→ What needs to be done
In the material below, please retype the lines from the very first through the one with "[0.1, 0.1, 0.1]", exactly and without pictures.

→ Supplied information
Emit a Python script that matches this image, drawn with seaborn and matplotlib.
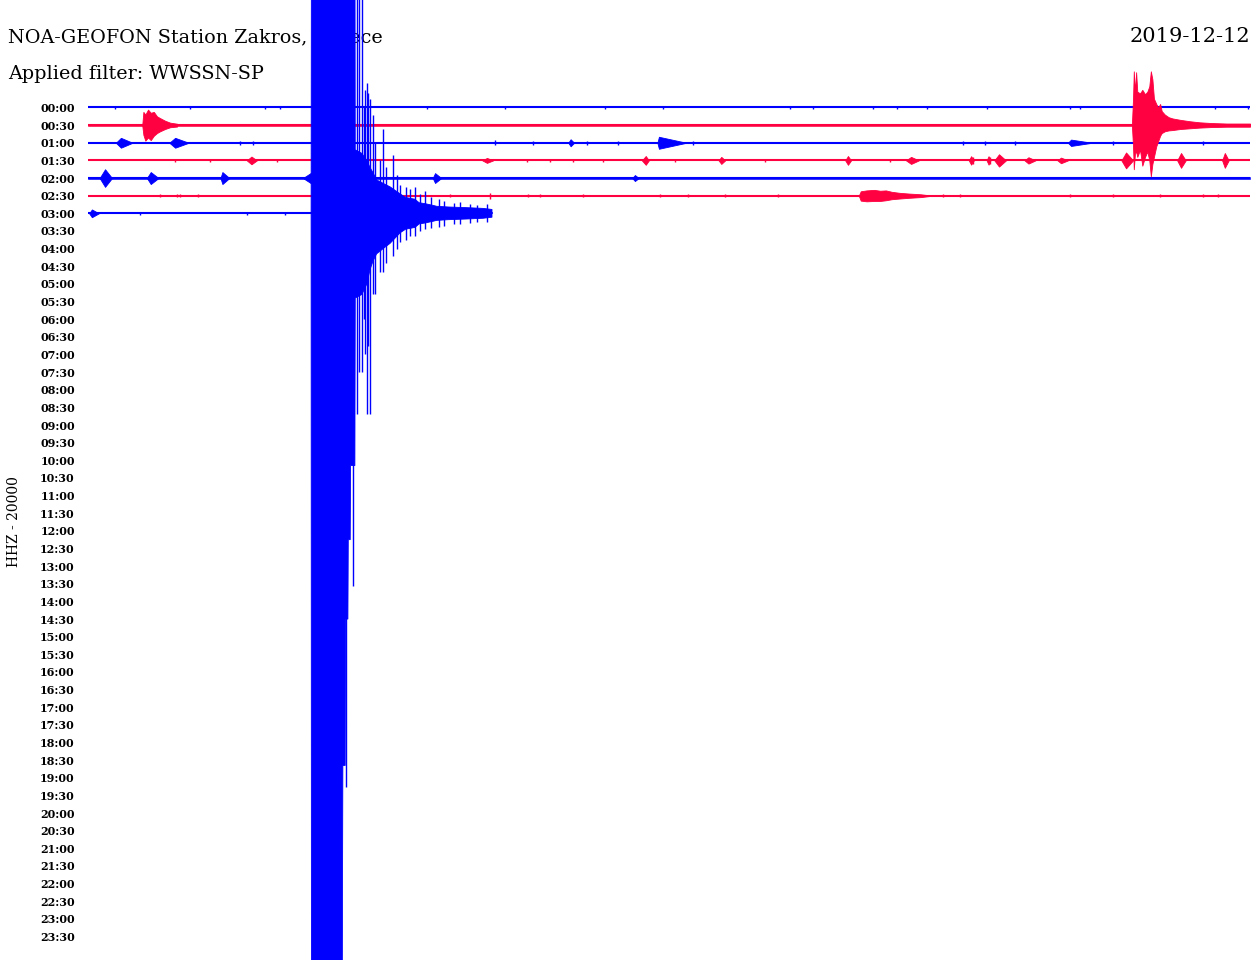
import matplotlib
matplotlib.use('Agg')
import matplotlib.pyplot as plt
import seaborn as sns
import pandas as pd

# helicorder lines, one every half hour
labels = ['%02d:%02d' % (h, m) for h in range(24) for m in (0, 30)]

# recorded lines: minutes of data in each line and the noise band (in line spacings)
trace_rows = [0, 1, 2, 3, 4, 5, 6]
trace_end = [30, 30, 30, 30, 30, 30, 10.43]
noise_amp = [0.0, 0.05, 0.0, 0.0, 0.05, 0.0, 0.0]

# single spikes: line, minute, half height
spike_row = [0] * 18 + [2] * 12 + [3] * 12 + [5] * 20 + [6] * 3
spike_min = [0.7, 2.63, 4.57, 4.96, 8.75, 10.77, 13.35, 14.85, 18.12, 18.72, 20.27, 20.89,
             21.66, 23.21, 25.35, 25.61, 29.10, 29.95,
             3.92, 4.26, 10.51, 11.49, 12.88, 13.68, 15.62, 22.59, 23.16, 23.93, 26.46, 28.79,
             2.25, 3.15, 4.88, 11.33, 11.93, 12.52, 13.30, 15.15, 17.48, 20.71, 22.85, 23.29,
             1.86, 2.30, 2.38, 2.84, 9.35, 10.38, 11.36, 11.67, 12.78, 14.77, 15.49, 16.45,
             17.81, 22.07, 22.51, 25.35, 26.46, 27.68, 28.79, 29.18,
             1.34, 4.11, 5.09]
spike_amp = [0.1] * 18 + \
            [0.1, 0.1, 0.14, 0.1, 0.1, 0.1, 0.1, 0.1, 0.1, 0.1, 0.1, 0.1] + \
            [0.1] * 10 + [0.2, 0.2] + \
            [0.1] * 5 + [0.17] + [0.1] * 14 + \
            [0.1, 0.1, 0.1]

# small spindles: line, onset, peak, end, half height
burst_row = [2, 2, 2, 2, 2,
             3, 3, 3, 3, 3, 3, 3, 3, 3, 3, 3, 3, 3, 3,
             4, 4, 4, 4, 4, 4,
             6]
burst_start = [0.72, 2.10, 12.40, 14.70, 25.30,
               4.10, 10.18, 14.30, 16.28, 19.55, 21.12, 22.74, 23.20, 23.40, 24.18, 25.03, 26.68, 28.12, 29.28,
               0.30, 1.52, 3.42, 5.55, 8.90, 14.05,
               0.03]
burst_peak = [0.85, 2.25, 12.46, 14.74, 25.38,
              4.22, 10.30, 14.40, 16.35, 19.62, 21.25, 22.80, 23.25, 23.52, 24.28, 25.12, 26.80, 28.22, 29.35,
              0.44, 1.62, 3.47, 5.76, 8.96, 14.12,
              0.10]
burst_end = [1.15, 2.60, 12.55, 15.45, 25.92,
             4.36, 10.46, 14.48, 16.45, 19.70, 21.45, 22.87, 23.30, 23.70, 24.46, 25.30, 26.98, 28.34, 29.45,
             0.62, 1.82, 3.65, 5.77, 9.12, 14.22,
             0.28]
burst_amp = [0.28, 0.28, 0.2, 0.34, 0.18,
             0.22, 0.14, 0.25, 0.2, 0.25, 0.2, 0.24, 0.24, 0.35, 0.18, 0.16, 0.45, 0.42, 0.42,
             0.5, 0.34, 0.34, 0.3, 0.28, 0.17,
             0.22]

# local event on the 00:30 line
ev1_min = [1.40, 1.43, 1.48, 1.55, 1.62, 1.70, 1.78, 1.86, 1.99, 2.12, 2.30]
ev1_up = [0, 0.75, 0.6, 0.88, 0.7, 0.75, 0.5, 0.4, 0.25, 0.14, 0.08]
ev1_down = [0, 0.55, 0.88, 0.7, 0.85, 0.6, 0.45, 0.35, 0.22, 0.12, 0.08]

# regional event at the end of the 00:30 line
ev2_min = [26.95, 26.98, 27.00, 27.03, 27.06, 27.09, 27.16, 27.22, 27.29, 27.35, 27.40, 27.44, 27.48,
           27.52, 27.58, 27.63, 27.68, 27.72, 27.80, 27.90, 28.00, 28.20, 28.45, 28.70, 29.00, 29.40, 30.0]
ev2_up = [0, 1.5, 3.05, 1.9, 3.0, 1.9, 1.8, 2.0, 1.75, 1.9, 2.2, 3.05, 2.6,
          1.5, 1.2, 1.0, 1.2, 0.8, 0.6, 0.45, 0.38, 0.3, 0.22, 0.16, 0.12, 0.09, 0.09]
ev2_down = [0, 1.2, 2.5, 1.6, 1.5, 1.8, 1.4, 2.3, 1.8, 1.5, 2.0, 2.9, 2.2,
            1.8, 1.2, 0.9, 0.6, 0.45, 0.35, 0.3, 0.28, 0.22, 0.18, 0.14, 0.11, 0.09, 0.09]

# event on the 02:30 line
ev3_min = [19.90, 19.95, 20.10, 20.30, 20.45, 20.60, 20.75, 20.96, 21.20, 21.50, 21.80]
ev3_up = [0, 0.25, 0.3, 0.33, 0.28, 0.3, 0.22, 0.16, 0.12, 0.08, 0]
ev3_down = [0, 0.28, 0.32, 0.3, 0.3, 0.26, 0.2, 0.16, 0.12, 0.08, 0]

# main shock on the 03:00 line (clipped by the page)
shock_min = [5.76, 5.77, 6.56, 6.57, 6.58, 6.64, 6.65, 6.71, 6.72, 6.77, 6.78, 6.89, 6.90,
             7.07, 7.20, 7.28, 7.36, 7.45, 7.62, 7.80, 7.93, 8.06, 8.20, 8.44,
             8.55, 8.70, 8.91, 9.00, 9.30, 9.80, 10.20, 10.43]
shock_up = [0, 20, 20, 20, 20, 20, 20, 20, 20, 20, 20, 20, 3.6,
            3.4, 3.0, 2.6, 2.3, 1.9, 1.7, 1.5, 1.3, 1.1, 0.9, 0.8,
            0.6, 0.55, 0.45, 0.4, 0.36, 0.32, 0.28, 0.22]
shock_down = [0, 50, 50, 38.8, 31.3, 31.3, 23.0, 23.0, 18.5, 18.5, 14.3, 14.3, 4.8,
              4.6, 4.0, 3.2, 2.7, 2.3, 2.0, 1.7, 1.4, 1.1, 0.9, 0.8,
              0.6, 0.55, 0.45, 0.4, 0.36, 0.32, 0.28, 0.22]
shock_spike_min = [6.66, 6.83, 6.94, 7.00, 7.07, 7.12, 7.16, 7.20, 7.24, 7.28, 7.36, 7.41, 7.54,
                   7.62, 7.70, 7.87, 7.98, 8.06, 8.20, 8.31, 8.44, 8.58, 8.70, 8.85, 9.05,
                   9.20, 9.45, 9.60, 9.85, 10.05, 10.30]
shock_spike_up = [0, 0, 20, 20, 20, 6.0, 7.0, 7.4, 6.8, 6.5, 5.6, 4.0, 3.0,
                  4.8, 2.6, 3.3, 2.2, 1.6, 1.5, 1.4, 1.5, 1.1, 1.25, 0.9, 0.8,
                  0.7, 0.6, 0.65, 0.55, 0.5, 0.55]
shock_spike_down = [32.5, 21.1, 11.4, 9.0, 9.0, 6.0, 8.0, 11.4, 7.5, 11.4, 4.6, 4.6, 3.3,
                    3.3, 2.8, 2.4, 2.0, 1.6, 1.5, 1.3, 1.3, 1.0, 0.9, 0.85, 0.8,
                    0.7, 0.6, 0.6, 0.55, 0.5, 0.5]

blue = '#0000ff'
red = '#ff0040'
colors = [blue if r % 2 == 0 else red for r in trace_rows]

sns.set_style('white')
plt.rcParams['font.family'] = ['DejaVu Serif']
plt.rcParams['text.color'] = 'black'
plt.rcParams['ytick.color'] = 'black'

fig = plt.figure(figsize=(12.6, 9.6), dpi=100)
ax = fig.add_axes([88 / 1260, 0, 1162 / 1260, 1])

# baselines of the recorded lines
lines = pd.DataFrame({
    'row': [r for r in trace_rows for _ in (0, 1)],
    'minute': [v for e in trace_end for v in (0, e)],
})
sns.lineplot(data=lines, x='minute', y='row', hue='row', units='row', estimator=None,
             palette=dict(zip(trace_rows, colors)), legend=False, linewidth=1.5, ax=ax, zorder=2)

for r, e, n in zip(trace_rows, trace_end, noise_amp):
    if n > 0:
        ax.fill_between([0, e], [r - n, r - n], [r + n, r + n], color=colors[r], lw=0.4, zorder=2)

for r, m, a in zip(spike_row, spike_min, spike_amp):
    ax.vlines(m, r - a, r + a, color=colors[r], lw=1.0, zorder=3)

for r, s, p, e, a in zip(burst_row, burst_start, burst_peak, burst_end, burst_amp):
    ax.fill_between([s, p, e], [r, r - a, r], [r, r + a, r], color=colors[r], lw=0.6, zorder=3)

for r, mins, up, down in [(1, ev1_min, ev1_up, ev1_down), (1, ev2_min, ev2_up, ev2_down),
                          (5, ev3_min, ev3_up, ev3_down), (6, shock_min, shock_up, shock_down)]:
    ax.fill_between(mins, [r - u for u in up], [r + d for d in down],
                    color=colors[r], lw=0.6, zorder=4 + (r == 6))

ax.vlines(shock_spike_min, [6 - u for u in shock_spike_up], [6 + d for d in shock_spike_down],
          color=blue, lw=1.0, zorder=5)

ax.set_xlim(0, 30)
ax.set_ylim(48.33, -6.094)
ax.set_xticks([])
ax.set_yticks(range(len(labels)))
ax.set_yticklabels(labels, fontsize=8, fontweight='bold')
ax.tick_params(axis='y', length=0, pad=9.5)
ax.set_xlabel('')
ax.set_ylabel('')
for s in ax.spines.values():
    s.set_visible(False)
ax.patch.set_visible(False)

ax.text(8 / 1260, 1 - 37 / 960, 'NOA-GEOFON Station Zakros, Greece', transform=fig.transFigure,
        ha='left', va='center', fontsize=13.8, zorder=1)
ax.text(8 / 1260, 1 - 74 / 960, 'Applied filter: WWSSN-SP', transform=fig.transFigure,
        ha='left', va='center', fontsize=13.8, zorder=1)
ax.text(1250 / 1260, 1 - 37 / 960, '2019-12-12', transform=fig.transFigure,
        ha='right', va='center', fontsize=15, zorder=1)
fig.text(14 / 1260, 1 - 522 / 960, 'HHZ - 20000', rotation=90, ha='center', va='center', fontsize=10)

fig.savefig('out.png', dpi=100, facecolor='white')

→ Solution for this problem
Emit a Python script that matches this image, drawn with seaborn and matplotlib.
import matplotlib
matplotlib.use('Agg')
import matplotlib.pyplot as plt
import seaborn as sns
import pandas as pd

# helicorder lines, one every half hour
labels = ['%02d:%02d' % (h, m) for h in range(24) for m in (0, 30)]

# recorded lines: minutes of data in each line and the noise band (in line spacings)
trace_rows = [0, 1, 2, 3, 4, 5, 6]
trace_end = [30, 30, 30, 30, 30, 30, 10.43]
noise_amp = [0.0, 0.05, 0.0, 0.0, 0.05, 0.0, 0.0]

# single spikes: line, minute, half height
spike_row = [0] * 18 + [2] * 12 + [3] * 12 + [5] * 20 + [6] * 3
spike_min = [0.7, 2.63, 4.57, 4.96, 8.75, 10.77, 13.35, 14.85, 18.12, 18.72, 20.27, 20.89,
             21.66, 23.21, 25.35, 25.61, 29.10, 29.95,
             3.92, 4.26, 10.51, 11.49, 12.88, 13.68, 15.62, 22.59, 23.16, 23.93, 26.46, 28.79,
             2.25, 3.15, 4.88, 11.33, 11.93, 12.52, 13.30, 15.15, 17.48, 20.71, 22.85, 23.29,
             1.86, 2.30, 2.38, 2.84, 9.35, 10.38, 11.36, 11.67, 12.78, 14.77, 15.49, 16.45,
             17.81, 22.07, 22.51, 25.35, 26.46, 27.68, 28.79, 29.18,
             1.34, 4.11, 5.09]
spike_amp = [0.1] * 18 + \
            [0.1, 0.1, 0.14, 0.1, 0.1, 0.1, 0.1, 0.1, 0.1, 0.1, 0.1, 0.1] + \
            [0.1] * 10 + [0.2, 0.2] + \
            [0.1] * 5 + [0.17] + [0.1] * 14 + \
            [0.1, 0.1, 0.1]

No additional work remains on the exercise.